Exercise:
Return the data exactly, with all pictures removed.

———

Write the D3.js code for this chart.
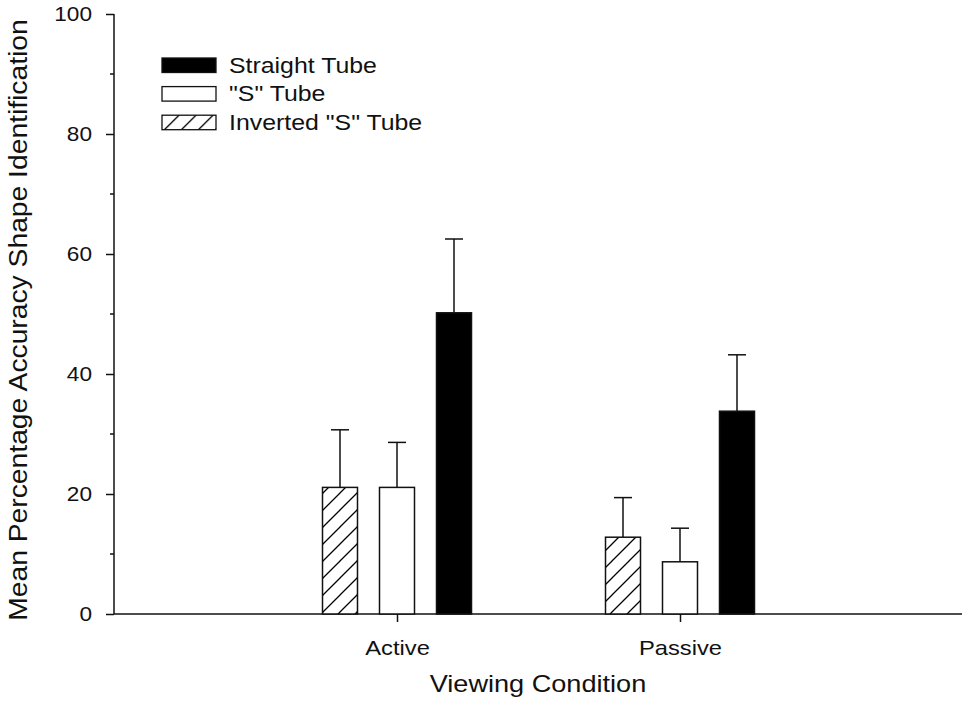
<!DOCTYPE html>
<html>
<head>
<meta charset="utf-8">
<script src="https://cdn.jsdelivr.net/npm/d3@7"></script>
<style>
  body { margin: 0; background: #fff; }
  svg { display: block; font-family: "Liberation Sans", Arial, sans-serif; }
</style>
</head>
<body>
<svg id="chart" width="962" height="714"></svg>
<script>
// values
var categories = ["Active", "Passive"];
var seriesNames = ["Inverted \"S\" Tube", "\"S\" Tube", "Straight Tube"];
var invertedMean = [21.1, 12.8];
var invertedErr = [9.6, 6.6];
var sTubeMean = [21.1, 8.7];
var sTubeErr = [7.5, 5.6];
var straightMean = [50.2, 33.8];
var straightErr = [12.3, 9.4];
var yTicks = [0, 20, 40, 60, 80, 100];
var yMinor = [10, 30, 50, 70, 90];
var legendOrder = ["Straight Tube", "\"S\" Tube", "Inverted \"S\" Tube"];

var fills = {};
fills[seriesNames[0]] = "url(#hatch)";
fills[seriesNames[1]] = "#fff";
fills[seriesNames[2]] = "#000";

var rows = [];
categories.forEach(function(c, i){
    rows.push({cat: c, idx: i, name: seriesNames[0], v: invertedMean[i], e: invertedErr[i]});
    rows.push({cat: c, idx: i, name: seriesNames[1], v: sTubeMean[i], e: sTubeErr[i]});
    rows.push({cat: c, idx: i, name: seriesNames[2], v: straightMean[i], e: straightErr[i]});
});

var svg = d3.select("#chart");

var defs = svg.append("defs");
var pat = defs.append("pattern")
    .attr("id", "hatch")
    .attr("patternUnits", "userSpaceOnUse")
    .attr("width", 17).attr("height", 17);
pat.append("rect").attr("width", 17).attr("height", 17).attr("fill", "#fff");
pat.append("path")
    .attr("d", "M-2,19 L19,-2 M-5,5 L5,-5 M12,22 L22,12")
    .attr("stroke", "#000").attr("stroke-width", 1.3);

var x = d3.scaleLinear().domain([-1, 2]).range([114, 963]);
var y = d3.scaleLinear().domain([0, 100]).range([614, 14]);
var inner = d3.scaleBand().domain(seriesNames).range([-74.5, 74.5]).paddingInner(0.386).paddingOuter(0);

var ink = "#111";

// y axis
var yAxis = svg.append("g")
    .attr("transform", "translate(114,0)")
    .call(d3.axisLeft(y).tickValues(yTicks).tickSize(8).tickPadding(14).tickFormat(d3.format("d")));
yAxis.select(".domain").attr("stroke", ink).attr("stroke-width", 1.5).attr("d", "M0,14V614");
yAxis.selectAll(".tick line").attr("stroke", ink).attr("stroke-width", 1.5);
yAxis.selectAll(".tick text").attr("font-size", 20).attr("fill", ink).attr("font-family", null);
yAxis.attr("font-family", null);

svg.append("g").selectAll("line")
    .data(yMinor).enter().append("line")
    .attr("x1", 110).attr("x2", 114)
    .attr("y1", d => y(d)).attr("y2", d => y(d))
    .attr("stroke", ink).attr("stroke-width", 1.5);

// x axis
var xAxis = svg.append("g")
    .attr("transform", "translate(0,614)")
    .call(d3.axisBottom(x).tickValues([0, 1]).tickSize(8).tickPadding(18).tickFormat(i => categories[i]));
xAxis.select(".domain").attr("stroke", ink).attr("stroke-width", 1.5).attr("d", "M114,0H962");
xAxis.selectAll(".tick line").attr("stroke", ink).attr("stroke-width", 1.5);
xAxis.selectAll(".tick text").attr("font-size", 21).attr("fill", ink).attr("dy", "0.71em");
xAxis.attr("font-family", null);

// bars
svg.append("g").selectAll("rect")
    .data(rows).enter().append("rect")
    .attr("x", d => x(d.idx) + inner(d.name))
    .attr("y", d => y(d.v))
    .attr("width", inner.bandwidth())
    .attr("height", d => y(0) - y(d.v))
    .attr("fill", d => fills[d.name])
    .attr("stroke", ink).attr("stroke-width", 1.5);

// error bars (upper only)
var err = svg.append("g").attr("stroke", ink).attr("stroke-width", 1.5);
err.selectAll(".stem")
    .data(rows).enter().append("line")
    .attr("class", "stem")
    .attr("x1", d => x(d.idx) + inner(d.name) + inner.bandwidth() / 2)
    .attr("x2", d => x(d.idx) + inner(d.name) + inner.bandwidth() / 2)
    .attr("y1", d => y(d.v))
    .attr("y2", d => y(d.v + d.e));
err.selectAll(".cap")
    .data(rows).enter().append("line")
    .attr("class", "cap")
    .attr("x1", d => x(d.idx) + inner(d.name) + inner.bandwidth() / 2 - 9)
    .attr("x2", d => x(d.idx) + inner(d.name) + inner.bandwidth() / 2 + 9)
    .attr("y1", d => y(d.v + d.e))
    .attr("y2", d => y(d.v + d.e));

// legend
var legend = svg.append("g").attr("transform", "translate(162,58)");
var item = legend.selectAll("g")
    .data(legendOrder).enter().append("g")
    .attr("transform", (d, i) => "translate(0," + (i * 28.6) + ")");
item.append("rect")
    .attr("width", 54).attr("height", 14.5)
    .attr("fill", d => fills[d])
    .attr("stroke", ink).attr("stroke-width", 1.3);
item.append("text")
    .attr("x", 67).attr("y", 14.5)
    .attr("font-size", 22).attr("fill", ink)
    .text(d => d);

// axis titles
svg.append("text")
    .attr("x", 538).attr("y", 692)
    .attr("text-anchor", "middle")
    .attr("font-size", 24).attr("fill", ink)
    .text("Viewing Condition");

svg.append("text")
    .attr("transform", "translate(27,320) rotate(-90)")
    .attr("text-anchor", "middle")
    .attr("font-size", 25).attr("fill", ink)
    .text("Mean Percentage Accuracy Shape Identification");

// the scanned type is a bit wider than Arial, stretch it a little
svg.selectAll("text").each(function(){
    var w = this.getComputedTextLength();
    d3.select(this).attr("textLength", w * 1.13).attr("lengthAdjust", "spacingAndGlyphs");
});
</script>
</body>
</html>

———

Output below:
Write the D3.js code for this chart.
<!DOCTYPE html>
<html>
<head>
<meta charset="utf-8">
<script src="https://cdn.jsdelivr.net/npm/d3@7"></script>
<style>
  body { margin: 0; background: #fff; }
  svg { display: block; font-family: "Liberation Sans", Arial, sans-serif; }
</style>
</head>
<body>
<svg id="chart" width="962" height="714"></svg>
<script>
// values
var categories = ["Active", "Passive"];
var seriesNames = ["Inverted \"S\" Tube", "\"S\" Tube", "Straight Tube"];
var invertedMean = [21.1, 12.8];
var invertedErr = [9.6, 6.6];
var sTubeMean = [21.1, 8.7];
var sTubeErr = [7.5, 5.6];
var straightMean = [50.2, 33.8];
var straightErr = [12.3, 9.4];
var yTicks = [0, 20, 40, 60, 80, 100];
var yMinor = [10, 30, 50, 70, 90];
var legendOrder = ["Straight Tube", "\"S\" Tube", "Inverted \"S\" Tube"];

var fills = {};
fills[seriesNames[0]] = "url(#hatch)";
fills[seriesNames[1]] = "#fff";
fills[seriesNames[2]] = "#000";

var rows = [];
categories.forEach(function(c, i){
    rows.push({cat: c, idx: i, name: seriesNames[0], v: invertedMean[i], e: invertedErr[i]});
    rows.push({cat: c, idx: i, name: seriesNames[1], v: sTubeMean[i], e: sTubeErr[i]});
    rows.push({cat: c, idx: i, name: seriesNames[2], v: straightMean[i], e: straightErr[i]});
});

var svg = d3.select("#chart");

var defs = svg.append("defs");
var pat = defs.append("pattern")
    .attr("id", "hatch")
    .attr("patternUnits", "userSpaceOnUse")
    .attr("width", 17).attr("height", 17);
pat.append("rect").attr("width", 17).attr("height", 17).attr("fill", "#fff");
pat.append("path")
    .attr("d", "M-2,19 L19,-2 M-5,5 L5,-5 M12,22 L22,12")
    .attr("stroke", "#000").attr("stroke-width", 1.3);

var x = d3.scaleLinear().domain([-1, 2]).range([114, 963]);
var y = d3.scaleLinear().domain([0, 100]).range([614, 14]);
var inner = d3.scaleBand().domain(seriesNames).range([-74.5, 74.5]).paddingInner(0.386).paddingOuter(0);

var ink = "#111";

// y axis
var yAxis = svg.append("g")
    .attr("transform", "translate(114,0)")
    .call(d3.axisLeft(y).tickValues(yTicks).tickSize(8).tickPadding(14).tickFormat(d3.format("d")));
yAxis.select(".domain").attr("stroke", ink).attr("stroke-width", 1.5).attr("d", "M0,14V614");
yAxis.selectAll(".tick line").attr("stroke", ink).attr("stroke-width", 1.5);
yAxis.selectAll(".tick text").attr("font-size", 20).attr("fill", ink).attr("font-family", null);
yAxis.attr("font-family", null);

svg.append("g").selectAll("line")
    .data(yMinor).enter().append("line")
    .attr("x1", 110).attr("x2", 114)
    .attr("y1", d => y(d)).attr("y2", d => y(d))
    .attr("stroke", ink).attr("stroke-width", 1.5);

// x axis
var xAxis = svg.append("g")
    .attr("transform", "translate(0,614)")
    .call(d3.axisBottom(x).tickValues([0, 1]).tickSize(8).tickPadding(18).tickFormat(i => categories[i]));
xAxis.select(".domain").attr("stroke", ink).attr("stroke-width", 1.5).attr("d", "M114,0H962");
xAxis.selectAll(".tick line").attr("stroke", ink).attr("stroke-width", 1.5);
xAxis.selectAll(".tick text").attr("font-size", 21).attr("fill", ink).attr("dy", "0.71em");
xAxis.attr("font-family", null);

// bars
svg.append("g").selectAll("rect")
    .data(rows).enter().append("rect")
    .attr("x", d => x(d.idx) + inner(d.name))
    .attr("y", d => y(d.v))
    .attr("width", inner.bandwidth())
    .attr("height", d => y(0) - y(d.v))
    .attr("fill", d => fills[d.name])
    .attr("stroke", ink).attr("stroke-width", 1.5);

// error bars (upper only)
var err = svg.append("g").attr("stroke", ink).attr("stroke-width", 1.5);
err.selectAll(".stem")
    .data(rows).enter().append("line")
    .attr("class", "stem")
    .attr("x1", d => x(d.idx) + inner(d.name) + inner.bandwidth() / 2)
    .attr("x2", d => x(d.idx) + inner(d.name) + inner.bandwidth() / 2)
    .attr("y1", d => y(d.v))
    .attr("y2", d => y(d.v + d.e));
err.selectAll(".cap")
    .data(rows).enter().append("line")
    .attr("class", "cap")
    .attr("x1", d => x(d.idx) + inner(d.name) + inner.bandwidth() / 2 - 9)
    .attr("x2", d => x(d.idx) + inner(d.name) + inner.bandwidth() / 2 + 9)
    .attr("y1", d => y(d.v + d.e))
    .attr("y2", d => y(d.v + d.e));

// legend
var legend = svg.append("g").attr("transform", "translate(162,58)");
var item = legend.selectAll("g")
    .data(legendOrder).enter().append("g")
    .attr("transform", (d, i) => "translate(0," + (i * 28.6) + ")");
item.append("rect")
    .attr("width", 54).attr("height", 14.5)
    .attr("fill", d => fills[d])
    .attr("stroke", ink).attr("stroke-width", 1.3);
item.append("text")
    .attr("x", 67).attr("y", 14.5)
    .attr("font-size", 22).attr("fill", ink)
    .text(d => d);

// axis titles
svg.append("text")
    .attr("x", 538).attr("y", 692)
    .attr("text-anchor", "middle")
    .attr("font-size", 24).attr("fill", ink)
    .text("Viewing Condition");

svg.append("text")
    .attr("transform", "translate(27,320) rotate(-90)")
    .attr("text-anchor", "middle")
    .attr("font-size", 25).attr("fill", ink)
    .text("Mean Percentage Accuracy Shape Identification");

// the scanned type is a bit wider than Arial, stretch it a little
svg.selectAll("text").each(function(){
    var w = this.getComputedTextLength();
    d3.select(this).attr("textLength", w * 1.13).attr("lengthAdjust", "spacingAndGlyphs");
});
</script>
</body>
</html>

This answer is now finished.